Clustering of manifold-modeled data based on tangent space variations


Thesis Type: Postgraduate

Institution Of The Thesis: Orta Doğu Teknik Üniversitesi, Faculty of Engineering, Department of Electrical and Electronics Engineering, Turkey

Approval Date: 2017

Student: GÖKHAN GÖKDOĞAN

Supervisor: ELİF VURAL

Abstract:

An important research topic of the recent years has been to understand and analyze data collections for clustering and classification applications. In many data analysis problems, the data sets at hand have an intrinsically low-dimensional structure and admit a manifold model. Most state-of-the-art clustering methods developed for data of non-linear and low-dimensional structure are based on local linearity assumptions. However, clustering algorithms based on locally linear representations can tolerate difficult sampling conditions only to some extent, and may fail for scarcely sampled data manifolds or at high-curvature regions. In this thesis, we consider a setting where each cluster is concentrated around a manifold and propose a manifold clustering algorithm that relies on the observation that the variation of the tangent space must be consistent along curves over the same data manifold.
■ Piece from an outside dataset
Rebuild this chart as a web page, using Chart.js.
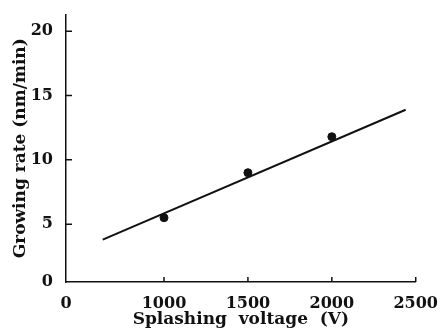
<!DOCTYPE html>
<html>
<head>
<meta charset="utf-8">
<script src="https://cdn.jsdelivr.net/npm/chart.js@4.4.1/dist/chart.umd.min.js"></script>
<style>
  html, body { margin: 0; padding: 0; background: #fff; }
  #wrap { width: 442px; height: 334px; }
</style>
</head>
<body>
<div id="wrap"><canvas id="rateChart"></canvas></div>
<script>
// measured points
const voltage = [1000, 1500, 2000];
const growRate = [5.5, 9.0, 11.8];
// fitted straight line (end points)
const fitVoltage = [635, 2440];
const fitRate = [3.8, 13.9];
// axis ticks; the axes are broken, origin is labelled 0
const xTicks = [1000, 1500, 2000, 2500];
const yTicks = [5, 10, 15, 20];
const xMin = 416, xMax = 2500;
const yMin = 0.5, yMax = 21.3;

const ink = '#111';
const fontFamily = '"DejaVu Serif", "Liberation Serif", serif';

// draws the tick marks pointing into the plot, like the original
const innerTicks = {
    id: 'innerTicks',
    afterDraw(chart) {
        const ctx = chart.ctx;
        const xs = chart.scales.x;
        const ys = chart.scales.y;
        ctx.save();
        ctx.strokeStyle = ink;
        ctx.lineWidth = 1.5;
        ctx.beginPath();
        xTicks.forEach(v => {
            const px = xs.getPixelForValue(v);
            ctx.moveTo(px, xs.top);
            ctx.lineTo(px, xs.top - 5);
        });
        yTicks.forEach(v => {
            const py = ys.getPixelForValue(v);
            ctx.moveTo(ys.right, py);
            ctx.lineTo(ys.right + 6, py);
        });
        ctx.stroke();
        ctx.restore();
    }
};

const ctx = document.getElementById('rateChart').getContext('2d');
new Chart(ctx, {
    type: 'scatter',
    data: {
        datasets: [
            {
                label: 'fit',
                data: fitVoltage.map((v, i) => ({ x: v, y: fitRate[i] })),
                showLine: true,
                borderColor: ink,
                borderWidth: 2,
                pointRadius: 0
            },
            {
                label: 'measured',
                data: voltage.map((v, i) => ({ x: v, y: growRate[i] })),
                backgroundColor: ink,
                borderColor: ink,
                pointRadius: 4
            }
        ]
    },
    options: {
        responsive: true,
        maintainAspectRatio: false,
        animation: false,
        layout: { padding: { top: 8, right: 25, left: 0, bottom: 0 } },
        plugins: {
            legend: { display: false },
            tooltip: { enabled: false }
        },
        scales: {
            x: {
                type: 'linear',
                min: xMin,
                max: xMax,
                afterBuildTicks: scale => {
                    scale.ticks = [xMin].concat(xTicks).map(v => ({ value: v }));
                },
                afterFit: scale => { scale.height = 52; },
                grid: { display: false },
                border: { color: ink, width: 1.5 },
                ticks: {
                    autoSkip: false,
                    maxRotation: 0,
                    padding: 4,
                    color: ink,
                    font: { family: fontFamily, size: 16, weight: 'bold' },
                    callback: v => (v === xMin ? '0' : v)
                },
                title: {
                    display: true,
                    text: 'Splashing  voltage  (V)',
                    color: ink,
                    padding: { top: 0, bottom: 4 },
                    font: { family: fontFamily, size: 17, weight: 'bold' }
                }
            },
            y: {
                type: 'linear',
                min: yMin,
                max: yMax,
                afterBuildTicks: scale => {
                    scale.ticks = [yMin].concat(yTicks).map(v => ({ value: v }));
                },
                afterFit: scale => { scale.width = 66; },
                grid: { display: false },
                border: { color: ink, width: 1.5 },
                ticks: {
                    autoSkip: false,
                    padding: 5,
                    color: ink,
                    font: { family: fontFamily, size: 16, weight: 'bold' },
                    callback: v => (v === yMin ? '0' : v)
                },
                title: {
                    display: true,
                    text: 'Growing rate (nm/min)',
                    color: ink,
                    padding: { top: 10, bottom: 0 },
                    font: { family: fontFamily, size: 17, weight: 'bold' }
                }
            }
        }
    },
    plugins: [innerTicks]
});
</script>
</body>
</html>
We argue that the non linear geometric structure of manifold-modeled data sets can be better handled by taking into account the global data geometry via the change in the tangent space over the whole manifold. We first theoretically characterize some properties of manifolds of bounded curvature. We then use these observations to develop a geometry-based clustering approach. Finally, we evaluate the performance of the presented method with experiments on synthetic and real data sets and the results show that the proposed method outperforms the manifold clustering algorithms in comparison based on Euclidean distance, geodesic distance and sparse representations in some kind of data sets. Our study suggests that geometry-based dissimilarity measures can provide promising tools for the clustering of intrinsically low dimensional data sets.